Какъ ни былъ директоръ взволнованъ, и въ своемъ гнѣвѣ и лентахъ величавъ, онъ сразу замолкъ, растерялся и ушелъ… Исторiя была предана забвенiю.
Вотъ почему, въ поискахъ теплаго человѣческаго чувства, старые русские актеры жались другъ къ другу въ собственной средѣ. Не только въ столицахъ, вокругъ Императорскихъ театровъ, но и въ провинцiи они жили своей, особенной, дорогой имъ и необходимою жизнью. И въ ихъ средѣ, вѣроятно, ютилась иногда зависть и ненависть — какъ всегда и вездѣ, — но эти черты не были характерны для актерской среды — въ ней господствовала настоящая, хорошая дружба.
Старый актеръ не ѣздилъ по желѣзнымъ дорогамъ въ 1-мъ классѣ, какъ это уже намъ, счастливцамъ, сделалось возможно — довольно часто ходилъ онъ изъ города въ городъ пѣшкомъ, иногда очень далекiя разстоянiя — по шпаламъ, а вотъ лицо его, чѣмъ рѣшительнѣе его отстраняли отъ высшаго общества, тѣмъ ярче и выпуклѣе чеканилась оно на той прекрасной медали, которая называется «театръ».
Что же случилось — спрашиваю я себя иногда — что случилось съ русскимъ актеромъ, что такъ стерлось его яркое, прекрасное лицо? Почему русскiй театръ потерялъ свою прежнюю обжигающую силу? Почему въ нашихъ театральныхъ залахъ перестали по настоящему плакать и по настоящему смеяться? Или мы такъ уже обѣднѣли людьми и дарованiями? Нѣтъ, талантовъ у насъ, слава Богу, запась большой.
Въ ряду многихъ причинъ упадка русскаго театра — упадка, который невозможно замаскировать ни мишурой пустой болтовни о какихъ то новыхъ формахъ театральнаго искусства, ни беззастенчивой рекламой — я на первомъ планѣ вижу крутой разрывъ нашей театральной традицiи.

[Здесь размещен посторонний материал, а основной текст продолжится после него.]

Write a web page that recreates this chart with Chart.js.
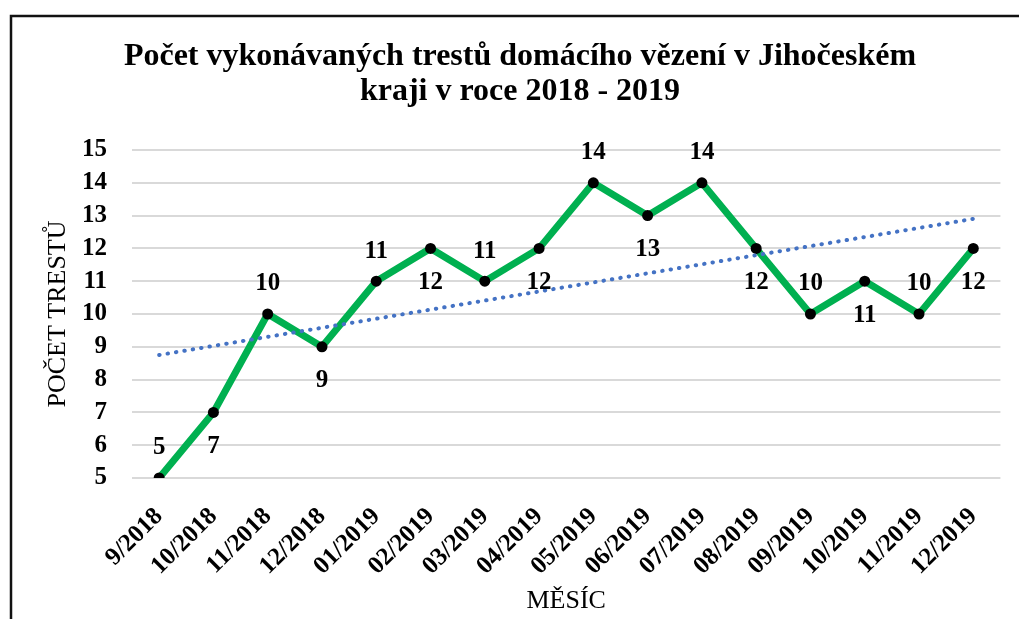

О традиiи въ искусствѣ можно, конечно, судить разно. Есть неподвижный традицiонный канонъ, напоминающiй одряхлѣвшаго, склерознаго, всяческими болѣзнями одержимаго старца, живущаго у ограды кладбища. Этому подагрику давно пора въ могилу, а онъ ко держится за свою безсмысленную, никому не нужную жизнь и распространяетъ вокругъ себя трупный запахъ. Не объ этой формальной и вредной традицiи я хлопочу. Я имѣю въ виду преемственность живыхъ элементовъ искусства, въ которыхъ еще много плодотворнаго семени. Я не могу представить себѣ безпорочнаго зачатiя новыхъ формъ искусства… Если въ нихъ есть жизнь — плоть и духъ — то эта жизнь должна обязательно имѣть генеологическую связь съ прошлымъ.